• _The task_: Please find all lines in the data that hold the string "this" and copy them.

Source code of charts
▽
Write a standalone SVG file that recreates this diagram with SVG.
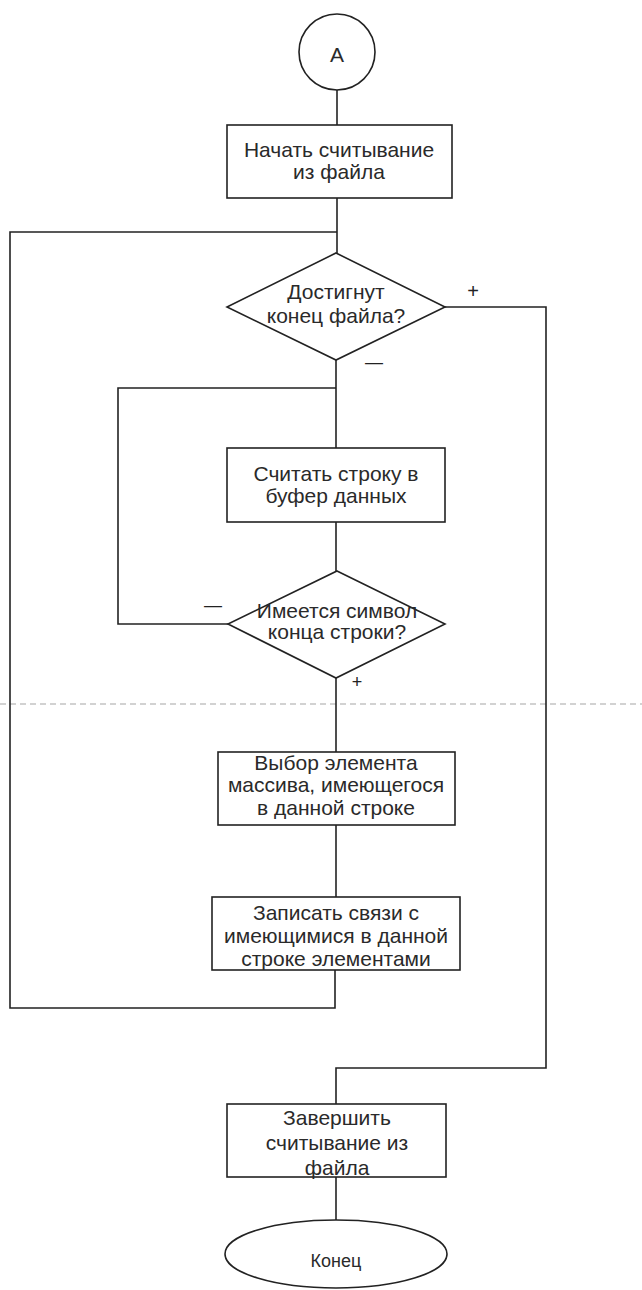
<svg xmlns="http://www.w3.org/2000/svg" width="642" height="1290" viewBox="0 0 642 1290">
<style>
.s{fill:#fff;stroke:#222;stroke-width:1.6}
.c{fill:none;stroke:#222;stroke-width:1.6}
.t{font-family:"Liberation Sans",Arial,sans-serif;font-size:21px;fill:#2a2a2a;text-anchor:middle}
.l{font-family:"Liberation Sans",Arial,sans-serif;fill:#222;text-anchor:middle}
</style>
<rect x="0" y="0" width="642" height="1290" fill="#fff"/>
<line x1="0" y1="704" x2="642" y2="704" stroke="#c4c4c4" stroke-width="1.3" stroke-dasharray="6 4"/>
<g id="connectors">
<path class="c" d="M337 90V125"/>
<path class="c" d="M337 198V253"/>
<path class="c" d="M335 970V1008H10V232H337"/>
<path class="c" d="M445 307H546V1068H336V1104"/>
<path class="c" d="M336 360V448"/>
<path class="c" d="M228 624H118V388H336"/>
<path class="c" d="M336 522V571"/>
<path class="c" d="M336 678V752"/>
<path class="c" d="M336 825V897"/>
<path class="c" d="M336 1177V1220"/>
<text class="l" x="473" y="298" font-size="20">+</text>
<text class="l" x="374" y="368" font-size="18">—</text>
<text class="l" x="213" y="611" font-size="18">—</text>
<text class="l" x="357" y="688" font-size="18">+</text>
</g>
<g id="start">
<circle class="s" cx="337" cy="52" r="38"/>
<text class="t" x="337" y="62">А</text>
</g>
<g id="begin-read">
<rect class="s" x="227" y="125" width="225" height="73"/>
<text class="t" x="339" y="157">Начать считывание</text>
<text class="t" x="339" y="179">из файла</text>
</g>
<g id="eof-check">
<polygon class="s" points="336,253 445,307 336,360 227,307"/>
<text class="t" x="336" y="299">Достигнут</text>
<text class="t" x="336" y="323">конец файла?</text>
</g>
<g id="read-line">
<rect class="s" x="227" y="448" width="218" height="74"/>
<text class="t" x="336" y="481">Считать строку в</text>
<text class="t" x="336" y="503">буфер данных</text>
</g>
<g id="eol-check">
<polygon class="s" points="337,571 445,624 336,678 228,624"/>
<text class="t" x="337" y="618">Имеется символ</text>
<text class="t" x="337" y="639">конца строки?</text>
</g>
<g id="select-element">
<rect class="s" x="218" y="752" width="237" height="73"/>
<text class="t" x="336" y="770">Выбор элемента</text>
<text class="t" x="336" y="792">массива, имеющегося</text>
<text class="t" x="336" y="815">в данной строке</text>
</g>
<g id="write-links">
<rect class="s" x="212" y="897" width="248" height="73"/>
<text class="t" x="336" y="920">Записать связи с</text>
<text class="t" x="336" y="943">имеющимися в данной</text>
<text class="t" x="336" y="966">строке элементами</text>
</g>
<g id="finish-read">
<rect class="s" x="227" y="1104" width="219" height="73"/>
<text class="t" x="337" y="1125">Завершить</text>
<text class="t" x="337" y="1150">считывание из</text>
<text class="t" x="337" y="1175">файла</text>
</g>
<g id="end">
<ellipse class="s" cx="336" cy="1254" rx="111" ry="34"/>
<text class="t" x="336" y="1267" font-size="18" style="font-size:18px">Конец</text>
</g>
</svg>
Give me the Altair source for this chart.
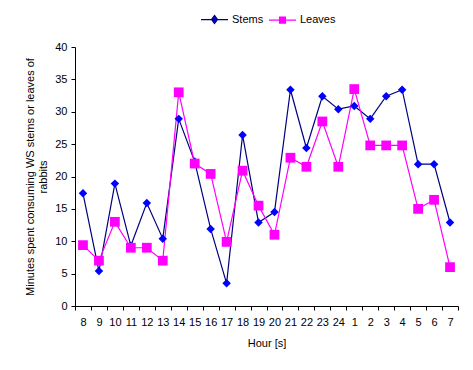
△
• _Output of the exercise_:
Write a standalone SVG file that recreates this diagram with SVG.
Give me the Altair source for this chart.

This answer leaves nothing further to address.